Budget 2024: Personal income tax slabs revised, standard deductions hiked 

Finance Minister Nirmala Sitharaman stated in her address that because of the changes, salaried individuals stand to save up to ₹17,500 in income taxes. Additionally, the standard deductions are expected to provide relief to “four crore salaried individuals and pensioners”.

Updated - July 23, 2024 09:05 pm IST

Published - July 23, 2024 07:03 pm IST

The Finance Minister had stated in her address that more than two-thirds of the taxpayers had availed the new regime in the previous fiscal year.

The Finance Minister had stated in her address that more than two-thirds of the taxpayers had availed the new regime in the previous fiscal year. | Photo Credit: The Hindu

Altering the structure for taxation of income under the new regime, Finance Minister Nirmala Sitharaman on Tuesday revised the tax slabs whilst retaining the erstwhile corresponding tax rates other than increasing the standard deductions. The present slab of ₹3-6 lakh, that is, the preliminary bracket liable to be taxed, would now be revised upwards to ₹3-7 lakh. However, the corresponding rate of taxation remains unchanged at 5%. No changes were however made for individuals with income of less than ₹3 lakh – who continue to draw no tax liability – the ₹12-15 lakh slab and for incomes exceeding ₹15 lakh.

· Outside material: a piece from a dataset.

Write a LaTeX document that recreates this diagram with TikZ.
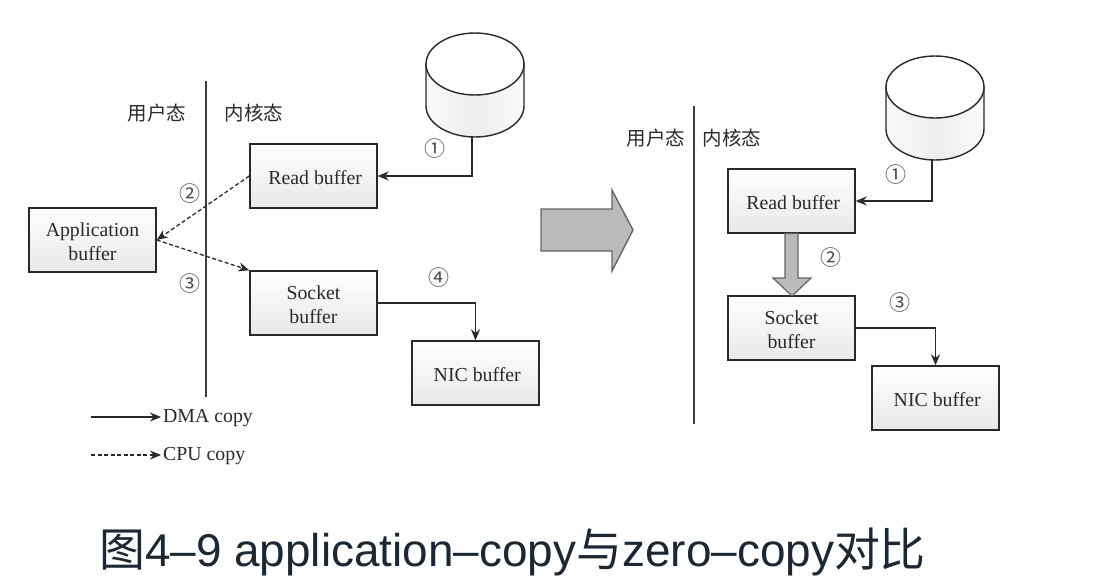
\documentclass[tikz,border=0pt]{standalone}
\usepackage{fontspec}
\setmainfont{Liberation Serif}
\newfontfamily\cjk{Noto Sans CJK SC}
\newfontfamily\latcap{Liberation Sans}
\usetikzlibrary{arrows.meta,calc}
\definecolor{ink}{gray}{0.16}
\definecolor{capink}{HTML}{1C2733}
\newcommand{\lb}[1]{\raisebox{-4.2pt}[14pt][5pt]{#1}}
\newcommand{\lbs}[1]{\hspace*{3.5pt}\lb{#1}}
\tikzset{
  x=1pt,y=-1pt,
  every node/.style={text=ink},
  buf/.style={draw=ink,line width=1.4pt,top color=white,bottom color=black!9,minimum width=127pt,minimum height=64pt,inner sep=0pt,align=center,font=\fontsize{19.8}{24.5}\selectfont},
  solidarrow/.style={draw=ink,line width=1.4pt,-{Stealth[length=11pt,width=9pt]}},
  cpuarrow/.style={draw=ink,line width=1.3pt,dash pattern=on 4pt off 2.5pt,-{Stealth[length=11pt,width=9pt]}},
  divider/.style={draw=ink!90,line width=1.5pt},
  modelabel/.style={font=\cjk\fontsize{19.5}{20}\selectfont,inner sep=0pt},
  legendlabel/.style={font=\fontsize{19.8}{20}\selectfont,inner sep=0pt,anchor=west},
  num/.style={font=\cjk\fontsize{21}{21}\selectfont,inner sep=0pt,text=ink!85},
  bigarrow/.style={draw=black!60,line width=1.4pt,fill=black!27,line join=miter},
  drum/.pic={
    \draw[draw=ink,line width=1.4pt,left color=black!2,right color=black!2,middle color=black!7]
      (-49,0) -- (-49,42) .. controls (-49,59) and (-27,73) .. (0,73)
      .. controls (27,73) and (49,59) .. (49,42) -- (49,0) -- cycle;
    \draw[draw=ink,line width=1.4pt,fill=white] (0,0) ellipse [x radius=49,y radius=31];
    \coordinate (-bot) at (-3,73);
  }
}
\begin{document}
\begin{tikzpicture}
\useasboundingbox (0,0) rectangle (1098,582);
% left
\draw[divider] (206,81) -- (206,397);
\pic (diskA) at (475,64) {drum};
\node[buf] (readA) at (313.5,176) {\lbs{Read buffer}};
\node[buf] (appA) at (92.5,240) {\lb{Application}\\\lb{buffer}};
\node[buf] (sockA) at (313.5,303) {\lb{Socket}\\\lb{buffer}};
\node[buf] (nicA) at (475.5,373) {\lbs{NIC buffer}};
\draw[solidarrow] (diskA-bot) |- (readA.east);
\draw[cpuarrow] (readA.west) -- (appA.east);
\draw[cpuarrow] (appA.east) -- (sockA.north west);
\draw[solidarrow] (sockA.east) -| (nicA.north);
\node[modelabel] (userA) at (157,113) {用户态};
\node[modelabel] (kernA) at (254,113) {内核态};
\node[num] (a1) at (435,149) {①};
\node[num] (a2) at (190,194) {②};
\node[num] (a3) at (190,284) {③};
\node[num] (a4) at (439,278) {④};
% legend
\coordinate (l1s) at (91,417);
\coordinate (l1e) at (161,417);
\coordinate (l2s) at (91,455);
\coordinate (l2e) at (161,455);
\draw[solidarrow] (l1s) -- (l1e);
\draw[cpuarrow] (l2s) -- (l2e);
\node[legendlabel] (dma) at (163,418.5) {DMA copy};
\node[legendlabel] (cpu) at (163,456.5) {CPU copy};
% big arrow
\draw[bigarrow] (541,209) -- (612,209) -- (612,190) -- (633,230) -- (612,271) -- (612,251) -- (541,251) -- cycle;
% right
\draw[divider] (694,106) -- (694,424);
\pic (diskB) at (935,87) {drum};
\node[buf] (readB) at (791.5,201) {\lbs{Read buffer}};
\node[buf] (sockB) at (791.5,328) {\lb{Socket}\\\lb{buffer}};
\node[buf] (nicB) at (935.5,398) {\lbs{NIC buffer}};
\draw[solidarrow] (diskB-bot) |- (readB.east);
\draw[solidarrow] (sockB.east) -| (nicB.north);
\draw[bigarrow,line width=1.2pt] (785,233.5) -- (798,233.5) -- (798,278) -- (811,278) -- (792,296) -- (773,278) -- (785,278) -- cycle;
\node[modelabel] (userB) at (656,138) {用户态};
\node[modelabel] (kernB) at (732,138) {内核态};
\node[num] (b1) at (896,175) {①};
\node[num] (b2) at (831,258) {②};
\node[num] (b3) at (900,303) {③};
% caption
\node[inner sep=0pt,anchor=base west,text=capink,font=\latcap\fontsize{45.9}{46}\selectfont] (cap) at (99,566) {{\cjk 图}4–9 application–copy{\cjk 与}zero–copy{\cjk 对比}};
\end{tikzpicture}
\end{document}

Ms. Sitharaman held that because of the changes, a salaried employee now stands to save up to ₹17,500 in income taxes.

Budget 2024 LIVE Updates

The standard deduction for salaried employees, enrolled under the next tax regime, too, has been increased to ₹75,000 from the current ₹50,000. Furthermore, she announced an increase in the deduction on family pension for pensioners from ₹15,000 to ₹25,000. The two measures combined, she stated, would provide relief to “about four crore salaried individuals and pensioners.”  

More under new regime 

According to Deepashree Shetty, Partner at BDO India, who follows tax and regulatory services, the rejig in slabs was aimed at providing relief to middle-class taxpayers and to further promote the new tax regime. The Finance Minister had stated in her address that more than two-thirds of the taxpayers had availed the new regime in the previous fiscal year. 

Poorva Prakash, Partner at Deloitte India, who follows personal taxation, explained that the revision in tax slabs combined with increase in standard deduction would be beneficial for salaried employees. It would facilitate savings of about ₹17,500 on an income of ₹15 lakh, she observed. “This is a good amount [the savings] and also serves the primary objective of the new regime to push more disposable income,” she said. 

About the potential need for the revision in tax slabs, the Deloitte partner explained that taxpayers in the new tax regime cannot claim exemptions citing components as house rent allowances (HRAs), among other things. Therefore, the avenue for incentivisation is limited. Thus, the revision is tax slabs was explored in addition to the standard deduction for salaried individuals to spur their disposable income. 

No penalisation for non-reporting of small foreign assets 

Among other significant measures with respect to personal finance, whilst introducing measures to deepen the tax base, the FM proposed that not reporting movable assets of up to ₹20 lakh would not be liable for penalisation. Explaining the context, she stated that Indian professionals working in multinationals get ESOPs (employee stock ownership plan) and invest in social security schemes and other movable assets outside the country. She elaborated that not reporting such small foreign assets invited penal consequences. The introduction of the ₹20-lakh threshold thus proposed to address this paradigm. 

Sumeet Hemkar, Partner at Deloitte India, explained that the intent was not to penalise smaller individuals who may have missed on disclosing for “some less malign or benign reasons”. He added that the focus was instead on individuals with higher value assets overseas who were not making the disclosures by intent. This could be because they did not want certain transactions to be known to the Indian government and thereby reviewed. 

Mr. Hemkar further stated that the threshold would also help loosen the operational burdens emanating from the smaller cases of non-disclosures.